> _Problem requirements_: Copy the first line of the entries below and every line after it through the line containing "from matplotlib.ticker import". Do not include pictures.

> _Data provided_:
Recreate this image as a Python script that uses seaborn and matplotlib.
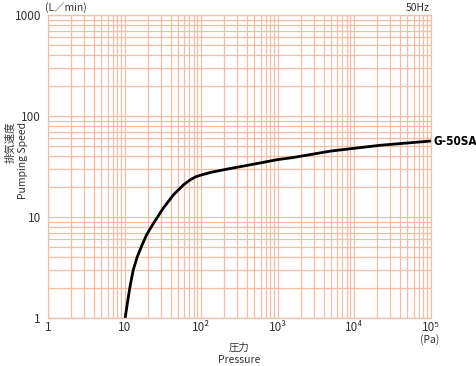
import matplotlib
matplotlib.use("Agg")
import matplotlib.pyplot as plt
import seaborn as sns
import pandas as pd
from matplotlib.ticker import LogLocator, FixedLocator, FixedFormatter, NullFormatter

# Data
pressure = [10.2, 10.9, 11.8, 13.0, 14.7, 17.0, 19.5, 24, 32.5, 44, 59, 72, 85, 100, 135,
            230, 380, 620, 1000, 1600, 5000, 22000, 100000]
speed = [1.0, 1.40, 2.04, 2.99, 4.05, 5.3, 6.7, 8.7, 12.4, 16.7, 20.8, 23.3, 25.0, 26.0, 27.7,
         30.0, 32.2, 34.5, 37.0, 38.8, 45.0, 51.3, 56.5]
x_ticks = [1, 10, 100, 1000, 10000, 100000]
x_labels = ["1", "10", "10²", "10³", "10⁴", "10⁵"]
y_ticks = [1, 10, 100, 1000]
y_labels = ["1", "10", "100", "1000"]
series_name = "G-50SA"

sns.set_style("white")
plt.rcParams['font.family'] = ['Noto Sans CJK JP', 'DejaVu Sans']

df = pd.DataFrame({"pressure": pressure, "speed": speed})

fig = plt.figure(figsize=(4.76, 3.66), dpi=100)
ax = fig.add_axes([48/476, 1 - 318/366, (430.5 - 48)/476, (318 - 15)/366])

grid_color = "#f5bda6"
txt_color = "#333333"
ax.set_xscale("log")
ax.set_yscale("log")
ax.set_xlim(1, 1e5)
ax.set_ylim(1, 1000)

ax.xaxis.set_major_locator(FixedLocator(x_ticks))
ax.xaxis.set_major_formatter(FixedFormatter(x_labels))
ax.xaxis.set_minor_locator(LogLocator(base=10, subs=range(2, 10), numticks=20))
ax.xaxis.set_minor_formatter(NullFormatter())
ax.yaxis.set_major_locator(FixedLocator(y_ticks))
ax.yaxis.set_major_formatter(FixedFormatter(y_labels))
ax.yaxis.set_minor_locator(LogLocator(base=10, subs=range(2, 10), numticks=20))
ax.yaxis.set_minor_formatter(NullFormatter())

ax.grid(True, which="both", color=grid_color, lw=0.9)
ax.set_axisbelow(True)
for s in ax.spines.values():
    s.set_color(grid_color)
    s.set_linewidth(0.9)
ax.tick_params(which="both", length=0, labelsize=8.5, colors=txt_color)
ax.tick_params(axis="x", pad=2)
ax.tick_params(axis="y", pad=5)

sns.lineplot(data=df, x="pressure", y="speed", ax=ax, color="black", lw=2.0)
ax.set_xlabel("")
ax.set_ylabel("")

ax.text(1.007, speed[-1], series_name, transform=ax.get_yaxis_transform(),
        fontsize=8.5, fontweight="bold", color="black", va="center", ha="left",
        family=["DejaVu Sans"], fontstretch="condensed")

fig.text(45/476, 1 - 8/366, "(L／min)", fontsize=7.5, color=txt_color, va="center", ha="left")
fig.text(430/476, 1 - 8/366, "50Hz", fontsize=7.5, color=txt_color, va="center", ha="right")
fig.text(430/476, 1 - 340/366, "(Pa)", fontsize=7.5, color=txt_color, va="center", ha="center")
fig.text(17/476, 1 - 160/366, "排気速度\nPumping Speed", rotation=90, fontsize=7.5,
         color=txt_color, va="center", ha="center", linespacing=1.25, multialignment="right")
fig.text(239/476, 1 - 354/366, "圧力\nPressure", fontsize=7.5, color=txt_color,
         va="center", ha="center", linespacing=1.25, multialignment="center")

fig.savefig("out.png", dpi=100)
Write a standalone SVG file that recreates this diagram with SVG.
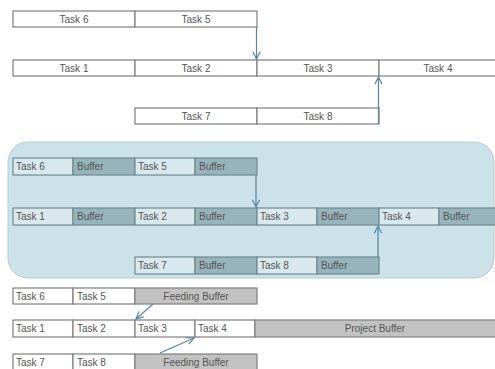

> _Correct response_:
Recreate this image as a Python script that uses seaborn and matplotlib.
import matplotlib
matplotlib.use("Agg")
import matplotlib.pyplot as plt
import seaborn as sns
import pandas as pd
from matplotlib.ticker import LogLocator, FixedLocator, FixedFormatter, NullFormatter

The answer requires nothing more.